September Hobby Garden Checklist: Get Ready for Fall

Okay, you did it! You are through the busy summer, and the cozy comfort of fall is just around the corner. I can smell the pumpkin spice...or the pumpkin patch! However, gardening is never over. September is a great month to get ready for some cool weather crops, as well as begin planning for next year. The more work you put in to your plants in fall, the great return in the spring.

Take a look at the list we put together, and keep yourself busy outside this fall.

  1. Clean up and maintenance:

    • Remove any spent annuals or vegetables that have finished producing.
    • Clear away weeds and debris from the garden beds.
    • Trim back overgrown plants or shrubs as needed.
    • Clean and sharpen garden tools.
  2. Soil preparation:

    • Test the soil pH and adjust if necessary.
    • Add compost or well-rotted manure to improve soil fertility.
    • Consider mulching garden beds to conserve moisture and suppress weed growth.
  3. Fall vegetable planting:

    • Plant cool-season crops such as lettuce, spinach, kale, radishes, carrots, beets, and peas.
    • Start transplants of cabbage, broccoli, cauliflower, and Brussels sprouts indoors for later transplanting.
    • Sow seeds of cool-season herbs like parsley, cilantro, and dill.
  4. Harvesting:

    • Continue harvesting summer crops like tomatoes, peppers, beans, and cucumbers.
    • Harvest any remaining herbs before they start to decline.
  5. Harvesting Pumpkins: Know if your pumpkins are ready to harvest in September by check the list below:
    1. Maturity Days: Check the seed packet or information provided by the seed supplier for the number of days to maturity for the specific pumpkin variety you are growing. This will give you an approximate idea of when the pumpkins should be ready for harvest.

    2. Color and Skin Hardness: Mature pumpkins will have developed their characteristic color, whether it's orange, white, green, or other hues, depending on the variety. Additionally, the pumpkin's skin should be hard and resistant to scratching with your fingernail.

    3. Stem Drying: The stem attached to the pumpkin should start to dry and become woody. A fully mature pumpkin will have a dry, sturdy stem.

    4. Vine and Leaves: As the pumpkins mature, the vines and leaves may start to die back naturally. This is another sign that the pumpkins are approaching maturity.

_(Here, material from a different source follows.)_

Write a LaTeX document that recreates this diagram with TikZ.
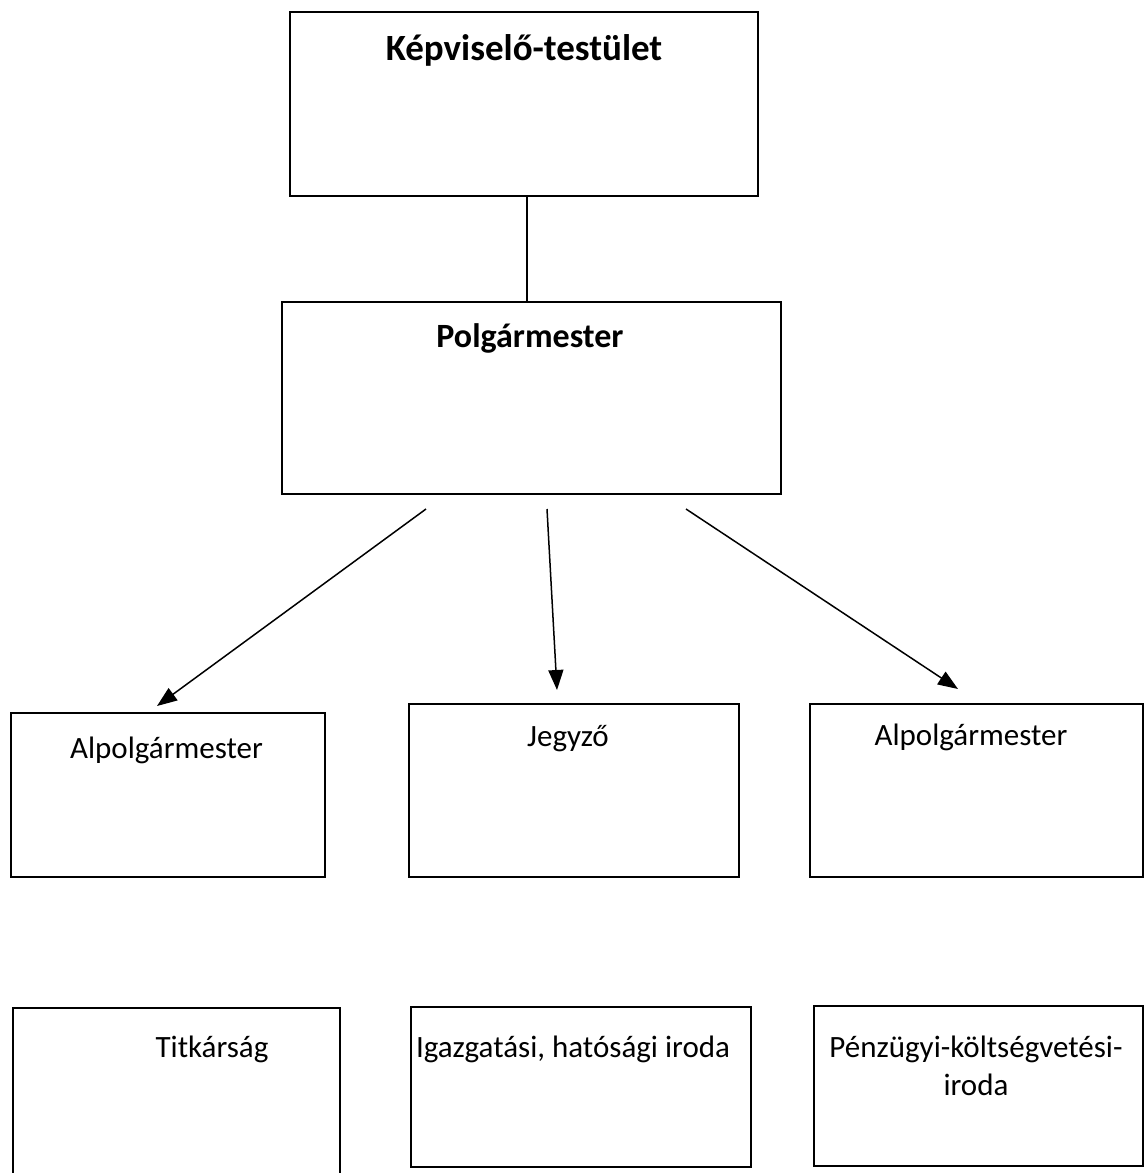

    5. Tendril Behavior: Some gardeners observe the behavior of the tendrils near the pumpkin stem. If the tendrils are drying up or turning brown, it may indicate that the pumpkin is ready for harvest.

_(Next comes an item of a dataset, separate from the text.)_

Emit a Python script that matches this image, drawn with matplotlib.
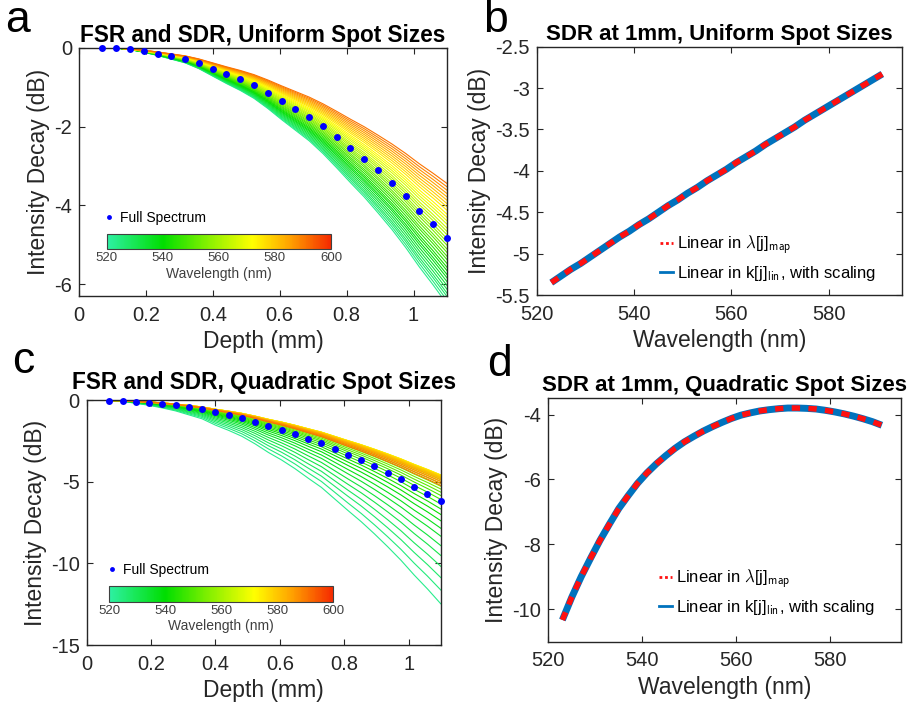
import matplotlib.pyplot as plt
import numpy as np
from matplotlib.cm import ScalarMappable
from matplotlib.colors import LinearSegmentedColormap, Normalize
from matplotlib.lines import Line2D
from matplotlib.ticker import FuncFormatter

plt.rcParams['font.family'] = ['Liberation Sans', 'DejaVu Sans']
plt.rcParams['axes.unicode_minus'] = False
plt.rcParams['mathtext.fontset'] = 'cm'

# depth samples of the full-spectrum roll-off (mm)
depth_mm = np.linspace(0.07, 1.1, 26)

# full-spectrum roll-off, uniform spot sizes (dB)
fsr_uniform = [0.0, 0.0, -0.03, -0.08, -0.14, -0.21, -0.28, -0.39, -0.53, -0.67,
               -0.80, -0.95, -1.14, -1.35, -1.55, -1.75, -1.99, -2.26, -2.54, -2.81,
               -3.11, -3.42, -3.76, -4.13, -4.47, -4.83]

# full-spectrum roll-off, quadratic spot sizes (dB)
fsr_quadratic = [-0.04, -0.04, -0.10, -0.16, -0.24, -0.33, -0.45, -0.57, -0.76, -0.92,
                 -1.10, -1.33, -1.59, -1.82, -2.08, -2.37, -2.65, -3.00, -3.35, -3.69,
                 -4.06, -4.45, -4.86, -5.31, -5.73, -6.18]

# spectral channels (nm)
wavelength_nm = list(range(523, 592, 2))

# spectrally dependent roll-off at 1 mm (dB)
sdr_uniform = [-5.35, -5.27, -5.19, -5.12, -5.04, -4.96, -4.88, -4.80, -4.73, -4.65,
               -4.58, -4.50, -4.42, -4.35, -4.27, -4.20, -4.12, -4.05, -3.98, -3.90,
               -3.83, -3.76, -3.68, -3.61, -3.54, -3.47, -3.39, -3.32, -3.25, -3.18,
               -3.11, -3.04, -2.97, -2.90, -2.83]
sdr_quadratic = [-10.33, -9.63, -9.00, -8.43, -7.88, -7.38, -6.90, -6.50, -6.12, -5.80,
                 -5.52, -5.27, -5.04, -4.84, -4.67, -4.51, -4.37, -4.24, -4.12, -4.02,
                 -3.95, -3.89, -3.85, -3.82, -3.80, -3.80, -3.81, -3.83, -3.87, -3.92,
                 -3.98, -4.05, -4.13, -4.22, -4.33]

cbar_ticks = [520, 540, 560, 580, 600]

cmap = LinearSegmentedColormap.from_list('wl', [
    (0.0, '#2ef0a4'), (0.25, '#00de00'), (0.45, '#86f000'),
    (0.65, '#ffff00'), (0.82, '#ffa000'), (1.0, '#f52a00')])
norm = Normalize(520, 600)

TXT = '#262626'
fmt = FuncFormatter(lambda v, pos: '%g' % v)

fig = plt.figure(figsize=(9.15, 7.10), dpi=100)


def style_axes(ax):
    for s in ax.spines.values():
        s.set_color(TXT)
        s.set_linewidth(1.0)
    ax.tick_params(direction='in', top=True, right=True, length=4.5, width=0.8,
                   labelsize=14.5, colors=TXT)
    ax.tick_params(axis='x', pad=7)
    ax.tick_params(axis='y', pad=5)
    ax.xaxis.set_major_formatter(fmt)
    ax.yaxis.set_major_formatter(fmt)


def rolloff_panel(rect, fsr, sdr, ylim, yticks, title, title_pad, cbar_rect, leg_xy):
    ax = fig.add_axes(rect)
    shape = np.asarray(fsr) / np.interp(1.0, depth_mm, fsr)
    for wl, s in zip(wavelength_nm, sdr):
        ax.plot(depth_mm, s * shape, color=cmap(norm(wl)), lw=0.8, zorder=2)
    dots, = ax.plot(depth_mm, fsr, 'o', color='#0000ff', ms=5, mec='none',
                    zorder=4, clip_on=False, label='Full Spectrum')
    ax.set_xlim(0, 1.1)
    ax.set_ylim(*ylim)
    ax.set_xticks([0, 0.2, 0.4, 0.6, 0.8, 1.0])
    ax.set_yticks(yticks)
    style_axes(ax)
    ax.set_xlabel('Depth (mm)', fontsize=16.5, color=TXT, labelpad=4)
    ax.set_ylabel('Intensity Decay (dB)', fontsize=16.5, color=TXT, labelpad=3)
    ax.set_title(title, fontsize=16.3, fontweight='bold', pad=title_pad)

    fig.legend(handles=[dots], loc='center left', bbox_to_anchor=leg_xy,
               frameon=False, fontsize=10, markerscale=0.7, handlelength=0.8,
               handletextpad=0.4, borderpad=0, borderaxespad=0)

    cax = fig.add_axes(cbar_rect)
    cb = fig.colorbar(ScalarMappable(norm=norm, cmap=cmap), cax=cax,
                      orientation='horizontal', ticks=cbar_ticks)
    cb.ax.tick_params(length=0, labelsize=9.5, pad=2, colors='#404040')
    cb.set_label('Wavelength (nm)', fontsize=10, color='#404040', labelpad=2)
    cb.outline.set_edgecolor('#404040')
    cb.outline.set_linewidth(0.8)
    return ax


def sdr_panel(rect, sdr, ylim, yticks, title, leg_xy):
    ax = fig.add_axes(rect)
    ax.plot(wavelength_nm, sdr, color='#0072bd', lw=5, solid_capstyle='butt', zorder=2)
    red, = ax.plot(wavelength_nm, sdr, color='#ff1010', lw=4, zorder=3)
    red.set_dashes([1.5, 1.5])
    ax.set_xlim(520, 595)
    ax.set_ylim(*ylim)
    ax.set_xticks([520, 540, 560, 580])
    ax.set_yticks(yticks)
    style_axes(ax)
    ax.set_xlabel('Wavelength (nm)', fontsize=16.5, color=TXT, labelpad=4)
    ax.set_ylabel('Intensity Decay (dB)', fontsize=16.5, color=TXT, labelpad=3)
    ax.set_title(title, fontsize=16, fontweight='bold', pad=5)

    handles = [Line2D([], [], color='#ff1010', lw=2, ls=(0, (1, 1))),
               Line2D([], [], color='#0072bd', lw=2)]
    labels = [r'Linear in $\lambda$[j]$_{\mathsf{map}}$',
              r'Linear in k[j]$_{\mathsf{lin}}$, with scaling']
    fig.legend(handles, labels, loc='center left', bbox_to_anchor=leg_xy,
               frameon=False, fontsize=12, handlelength=0.8, handletextpad=0.2,
               labelspacing=0.4, borderpad=0, borderaxespad=0)
    return ax


rolloff_panel([0.0863, 0.5831, 0.4022, 0.3493], fsr_uniform, sdr_uniform,
              (-6.3, 0), [-6, -4, -2, 0], 'FSR and SDR, Uniform Spot Sizes', 4,
              [0.1169, 0.6493, 0.2448, 0.0211], (103.5 / 915, 1 - 218 / 710))
rolloff_panel([0.0948, 0.0915, 0.3869, 0.3451], fsr_quadratic, sdr_quadratic,
              (-15, 0), [-15, -10, -5, 0], 'FSR and SDR, Quadratic Spot Sizes', 8,
              [0.1191, 0.1525, 0.2448, 0.0225], (106 / 915, 1 - 570 / 710))
sdr_panel([0.5866, 0.5845, 0.3989, 0.3497], sdr_uniform, (-5.5, -2.5),
          [-5.5, -5, -4.5, -4, -3.5, -3, -2.5], 'SDR at 1mm, Uniform Spot Sizes',
          (660 / 915, 1 - 258 / 710))
sdr_panel([0.5992, 0.0962, 0.3851, 0.3428], sdr_quadratic, (-11, -3.5),
          [-10, -8, -6, -4], 'SDR at 1mm, Quadratic Spot Sizes',
          (659 / 915, 1 - 592 / 710))

for letter, x, y in [('a', 5, 32), ('b', 483, 32), ('c', 12, 373), ('d', 487, 376)]:
    fig.text(x / 915, 1 - y / 710, letter, fontsize=32, va='baseline', ha='left')

fig.savefig('out.png', dpi=100)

    6. Thump Test: Gently tap the pumpkin with your knuckles. A mature pumpkin will have a hollow sound, while an immature one will produce a more solid sound.

  6. Lawn care:

    • Continue regular mowing, but gradually reduce the height of the grass for the last few cuts before winter.
    • Aerate the lawn to improve soil drainage and reduce compaction.
  7. Bulb planting:

    • Plan and purchase bulbs for spring-flowering flowers such as tulips, daffodils, and crocuses.
    • Plant bulbs in well-prepared soil according to their specific planting depth and spacing requirements.
  8. Planting perennials:

    • September is a great time to plant new perennials in the garden.
    • Choose from a wide variety of plants suitable for your region and soil conditions.
    • Some examples of perennials to plant in September include Chrysanthemums, Hellebores, Coral Bells, Geraniums and Siberian Iris!
  9. Watering and irrigation:

    • Adjust watering schedules to account for decreasing temperatures and rainfall.
    • Water deeply and less frequently to encourage deeper root growth.
  10. Pest and disease control:

    • Monitor plants for any signs of pest or disease issues and take appropriate action.
    • Remove any diseased or infested plant material to prevent the spread of pests.
  11. Fall garden cleanup:

    • As the season progresses, gradually remove any remaining annuals and spent vegetable plants.
    • Cut back perennials as they die back, leaving some foliage for winter interest or wildlife habitat.
    • Consider leaving some seed heads and plant stalks for overwintering insects and birds.
  12. Planning for spring:

    • Start planning for next year's garden by researching new plants, varieties, and garden design ideas.
    • Take notes on what worked well and what didn't during the current gardening season.

Remember to adjust the tasks based on your specific climate, region, and individual garden needs. Happy gardening!